Of all the lines in the material, how many contain the word "this"? State the number alone.
___ Supplied records
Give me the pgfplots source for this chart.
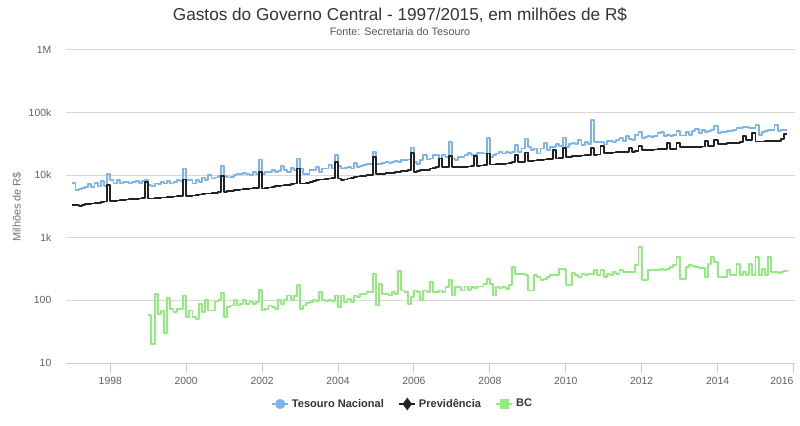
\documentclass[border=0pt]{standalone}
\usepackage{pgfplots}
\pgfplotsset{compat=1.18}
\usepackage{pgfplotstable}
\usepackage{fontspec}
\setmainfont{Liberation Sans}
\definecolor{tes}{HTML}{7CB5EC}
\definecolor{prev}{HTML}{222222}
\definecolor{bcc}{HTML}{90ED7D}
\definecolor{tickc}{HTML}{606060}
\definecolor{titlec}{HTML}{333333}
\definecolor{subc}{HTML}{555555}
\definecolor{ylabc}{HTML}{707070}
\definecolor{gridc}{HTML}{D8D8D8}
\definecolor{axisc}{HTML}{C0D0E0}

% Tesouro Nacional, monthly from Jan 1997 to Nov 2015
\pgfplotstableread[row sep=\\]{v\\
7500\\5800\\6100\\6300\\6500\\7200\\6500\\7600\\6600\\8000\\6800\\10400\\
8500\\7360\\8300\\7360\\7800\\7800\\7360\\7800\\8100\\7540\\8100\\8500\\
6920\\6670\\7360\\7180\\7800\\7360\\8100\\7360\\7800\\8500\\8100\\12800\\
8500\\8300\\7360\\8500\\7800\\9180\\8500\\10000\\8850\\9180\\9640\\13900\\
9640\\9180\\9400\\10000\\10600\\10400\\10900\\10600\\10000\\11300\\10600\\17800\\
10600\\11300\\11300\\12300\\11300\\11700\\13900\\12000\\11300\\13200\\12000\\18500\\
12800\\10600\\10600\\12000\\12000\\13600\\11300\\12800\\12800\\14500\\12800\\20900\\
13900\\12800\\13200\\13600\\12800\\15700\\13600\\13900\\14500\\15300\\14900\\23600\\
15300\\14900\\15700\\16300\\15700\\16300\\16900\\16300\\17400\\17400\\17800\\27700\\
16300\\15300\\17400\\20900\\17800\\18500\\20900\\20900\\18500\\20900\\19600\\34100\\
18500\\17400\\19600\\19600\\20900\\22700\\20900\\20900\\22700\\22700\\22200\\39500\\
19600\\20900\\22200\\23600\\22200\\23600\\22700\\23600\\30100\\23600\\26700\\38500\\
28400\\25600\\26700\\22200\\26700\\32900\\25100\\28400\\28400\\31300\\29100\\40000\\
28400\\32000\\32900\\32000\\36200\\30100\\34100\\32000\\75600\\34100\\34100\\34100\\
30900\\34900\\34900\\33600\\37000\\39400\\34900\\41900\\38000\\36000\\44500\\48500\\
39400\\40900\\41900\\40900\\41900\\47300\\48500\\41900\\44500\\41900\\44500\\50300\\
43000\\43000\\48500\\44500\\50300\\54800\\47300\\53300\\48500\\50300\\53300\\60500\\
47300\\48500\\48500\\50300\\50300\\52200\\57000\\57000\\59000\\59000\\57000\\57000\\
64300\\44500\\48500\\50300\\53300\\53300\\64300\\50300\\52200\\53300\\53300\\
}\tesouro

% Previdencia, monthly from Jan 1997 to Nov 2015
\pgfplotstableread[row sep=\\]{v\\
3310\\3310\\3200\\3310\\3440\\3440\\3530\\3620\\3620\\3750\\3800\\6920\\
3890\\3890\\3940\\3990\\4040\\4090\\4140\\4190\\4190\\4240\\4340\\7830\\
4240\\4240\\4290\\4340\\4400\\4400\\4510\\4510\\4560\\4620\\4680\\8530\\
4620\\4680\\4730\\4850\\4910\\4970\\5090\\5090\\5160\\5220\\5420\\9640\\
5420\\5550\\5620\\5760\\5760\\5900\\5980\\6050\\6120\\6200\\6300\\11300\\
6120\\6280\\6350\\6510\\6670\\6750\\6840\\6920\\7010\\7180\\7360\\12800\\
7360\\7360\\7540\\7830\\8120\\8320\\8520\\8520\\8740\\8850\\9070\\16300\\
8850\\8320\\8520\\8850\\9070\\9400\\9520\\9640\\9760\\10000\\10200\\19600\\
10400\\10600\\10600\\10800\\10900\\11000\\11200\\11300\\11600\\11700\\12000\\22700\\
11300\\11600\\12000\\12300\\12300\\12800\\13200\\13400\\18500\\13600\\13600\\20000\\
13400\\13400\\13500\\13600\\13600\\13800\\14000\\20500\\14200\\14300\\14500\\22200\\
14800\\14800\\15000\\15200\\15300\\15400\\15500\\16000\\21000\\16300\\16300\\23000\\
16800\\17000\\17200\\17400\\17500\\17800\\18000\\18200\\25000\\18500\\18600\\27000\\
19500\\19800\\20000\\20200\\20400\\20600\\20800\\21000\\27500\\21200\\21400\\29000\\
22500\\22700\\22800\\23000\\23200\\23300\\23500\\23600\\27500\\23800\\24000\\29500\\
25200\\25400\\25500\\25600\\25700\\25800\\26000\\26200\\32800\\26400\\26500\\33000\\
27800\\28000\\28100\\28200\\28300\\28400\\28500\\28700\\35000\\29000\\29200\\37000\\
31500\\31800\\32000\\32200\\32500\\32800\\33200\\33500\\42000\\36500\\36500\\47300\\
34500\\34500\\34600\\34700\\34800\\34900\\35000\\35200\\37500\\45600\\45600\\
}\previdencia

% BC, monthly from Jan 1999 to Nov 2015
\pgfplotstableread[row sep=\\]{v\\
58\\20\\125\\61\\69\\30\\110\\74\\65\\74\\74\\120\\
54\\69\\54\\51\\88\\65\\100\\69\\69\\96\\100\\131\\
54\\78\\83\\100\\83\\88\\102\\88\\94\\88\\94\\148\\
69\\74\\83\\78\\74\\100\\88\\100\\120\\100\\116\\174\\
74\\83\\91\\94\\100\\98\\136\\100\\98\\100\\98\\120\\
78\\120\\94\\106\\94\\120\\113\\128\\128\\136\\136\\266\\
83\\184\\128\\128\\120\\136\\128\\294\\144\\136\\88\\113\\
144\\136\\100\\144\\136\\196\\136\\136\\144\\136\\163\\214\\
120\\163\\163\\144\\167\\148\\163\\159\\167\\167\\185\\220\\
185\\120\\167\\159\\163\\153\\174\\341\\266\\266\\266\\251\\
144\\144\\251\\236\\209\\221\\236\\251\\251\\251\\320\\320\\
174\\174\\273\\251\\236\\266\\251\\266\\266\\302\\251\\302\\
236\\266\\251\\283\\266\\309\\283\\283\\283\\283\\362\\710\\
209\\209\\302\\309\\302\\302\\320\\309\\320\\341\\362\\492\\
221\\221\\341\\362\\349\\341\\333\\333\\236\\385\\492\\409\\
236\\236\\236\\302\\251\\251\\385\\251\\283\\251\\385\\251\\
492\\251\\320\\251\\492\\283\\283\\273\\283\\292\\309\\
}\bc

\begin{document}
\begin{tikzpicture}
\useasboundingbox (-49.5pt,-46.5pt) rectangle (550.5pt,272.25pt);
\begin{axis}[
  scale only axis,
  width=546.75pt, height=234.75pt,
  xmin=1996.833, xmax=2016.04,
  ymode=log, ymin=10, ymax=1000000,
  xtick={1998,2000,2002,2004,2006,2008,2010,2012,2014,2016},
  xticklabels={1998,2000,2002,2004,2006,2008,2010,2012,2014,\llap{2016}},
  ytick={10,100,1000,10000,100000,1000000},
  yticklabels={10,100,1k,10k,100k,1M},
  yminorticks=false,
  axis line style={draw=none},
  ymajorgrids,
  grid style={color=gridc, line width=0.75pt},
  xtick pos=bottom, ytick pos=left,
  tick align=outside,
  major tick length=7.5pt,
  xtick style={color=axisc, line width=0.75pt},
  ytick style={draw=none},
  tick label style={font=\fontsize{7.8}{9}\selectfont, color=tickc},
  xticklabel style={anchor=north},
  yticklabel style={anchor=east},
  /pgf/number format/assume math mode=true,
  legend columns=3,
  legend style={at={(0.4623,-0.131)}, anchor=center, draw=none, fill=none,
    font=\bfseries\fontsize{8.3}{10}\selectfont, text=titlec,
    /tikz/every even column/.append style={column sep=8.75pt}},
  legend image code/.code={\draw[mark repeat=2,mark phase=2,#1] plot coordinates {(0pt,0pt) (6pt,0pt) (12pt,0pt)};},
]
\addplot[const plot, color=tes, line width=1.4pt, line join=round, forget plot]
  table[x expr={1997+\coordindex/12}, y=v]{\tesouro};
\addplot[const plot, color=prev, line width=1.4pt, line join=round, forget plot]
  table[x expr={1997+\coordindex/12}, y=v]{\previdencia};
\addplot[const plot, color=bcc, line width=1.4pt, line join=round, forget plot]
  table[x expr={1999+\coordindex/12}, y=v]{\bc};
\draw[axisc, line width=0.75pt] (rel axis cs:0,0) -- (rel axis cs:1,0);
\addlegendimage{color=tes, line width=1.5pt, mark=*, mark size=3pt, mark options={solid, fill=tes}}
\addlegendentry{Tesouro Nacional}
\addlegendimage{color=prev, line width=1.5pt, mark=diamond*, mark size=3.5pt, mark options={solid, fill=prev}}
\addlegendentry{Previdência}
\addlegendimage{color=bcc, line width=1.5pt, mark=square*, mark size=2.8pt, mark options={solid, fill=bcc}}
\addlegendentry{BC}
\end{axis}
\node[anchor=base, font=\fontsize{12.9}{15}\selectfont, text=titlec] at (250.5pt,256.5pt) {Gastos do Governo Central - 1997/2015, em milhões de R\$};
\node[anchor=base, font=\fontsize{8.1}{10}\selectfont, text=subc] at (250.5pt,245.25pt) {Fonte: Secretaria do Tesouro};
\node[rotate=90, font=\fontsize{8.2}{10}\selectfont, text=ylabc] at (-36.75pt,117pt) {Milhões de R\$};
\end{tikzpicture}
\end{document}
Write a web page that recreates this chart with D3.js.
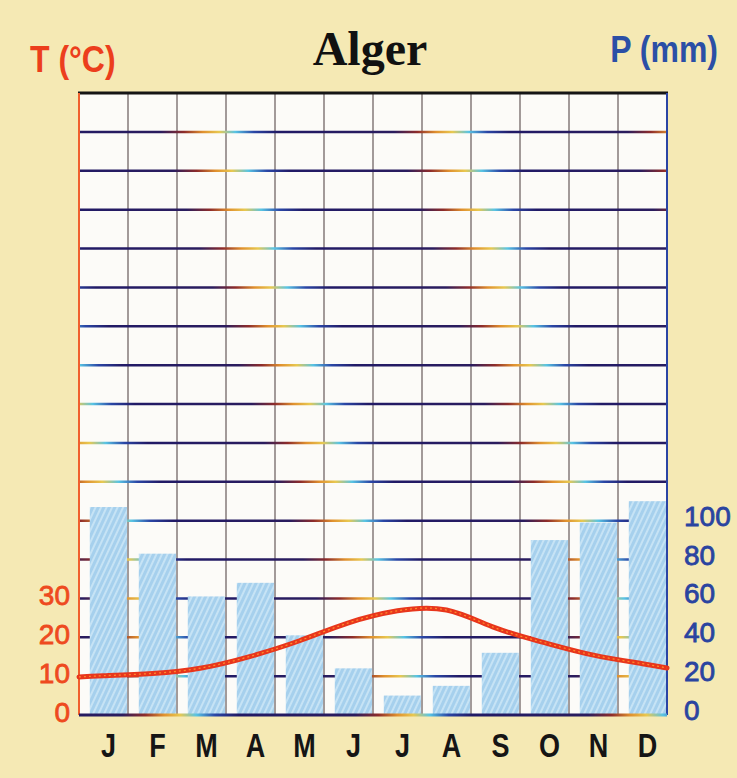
______
*Written solution*
2